Trabajo en una calle llena de ciruelos rojos, cuando florecen son un pulmón de oxígeno entre monótonos edificios de ladrillos caravista, muy cerca hay un parque donde predomina la sombra amable de la tipa blanca, árbol originario de Bolivia y Argentina, que por estas fechas ya está lleno de unas delicadas florecillas amarillas que parecen hechas con papel de seda.
Nuestro patio interior da al patio interior del club de los jubilados que goza del refresco de unas espléndidas moreras. En él también se puede disfrutar ya de la belleza de los robles australianos, sus flores son mechones de azafrán encendidos al sol. En la esquina de enfrente una jacaranda salpica de lilas el sucio asfalto. Valencia, nadie puede dar un paso lejos de una palmera, ojalá también un pétalo en cada mirada.

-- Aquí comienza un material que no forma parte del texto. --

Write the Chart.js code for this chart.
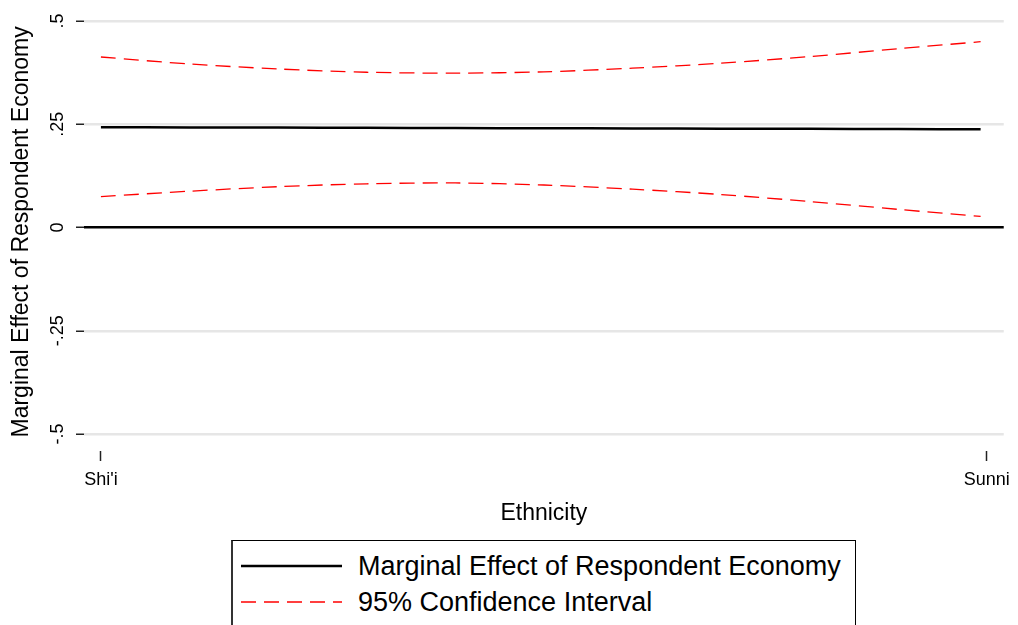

A diario, casi sin darnos cuenta, nos salvan de la locura los árboles urbanos, reductos de verde humanidad, el tiesto en el balcón, la maceta entrevista, un alcorque nuevo, también los cajones de frutas, las zonas ajardinadas entre calles idénticas. Soñamos con lo salvaje y la espesura, la aventura y el extravío. Del borrón y cuenta nueva es la materia más real de nuestros sueños. Qué pocos toman posesión de su destino, cuánto pesa la cobardía, el miedo al fracaso, el qué dirán, casi nadie enfila el camino sin regreso posible en la encrucijada decisiva de la vida, de su vida. Y se nota el poso del rencor en los espejos, un signo de tristeza en cada acto, por todas partes sombras cansadas. De la tristeza al odio, al mordisco, tan solo un paso, nada.
Son consuelo los cipreses de van Gogh, compañía impagable los olivos de Lorca, Alberti y Antonio Machado, la palmera que Leopoldo Lugones pedía sobre su tumba, willow weep for me en la voz de Nina Simone, el roble de Zeus y por supuesto los viñedos de Dionisos, el baobab sagrado de algunos pueblos africanos, las acacias egipcias y el acebo de los druidas, el ahuehuete de los mexicanos o la corona de hojas de álamo que Heracles portaba en su cabeza cuando descendió al Averno, los escaparates de las floristerías, bajo una higuera cuentan que Buda alcanzó la iluminación. El jardín de las Hespérides, el huerto de Getsemaní. Recordé de paso los versos de Ángel González y su guiño cómplice al conocido poema popular: ¿Y me preguntas hoy por qué estoy triste? De los álamos vengo.
El imaginario colectivo y el más íntimo e individual van cargados de semillas, nidos, raíces y ramas. Si, cuando más daño nos hace la ciudad, hay cerca un árbol y no hemos perdido la capacidad de admirar su belleza ni la sabiduría de reconocer su enorme importancia, el valor de su cercanía, su abrigo y sus enseñanzas, ¿quién podrá decir que se ha perdido por completo la esperanza?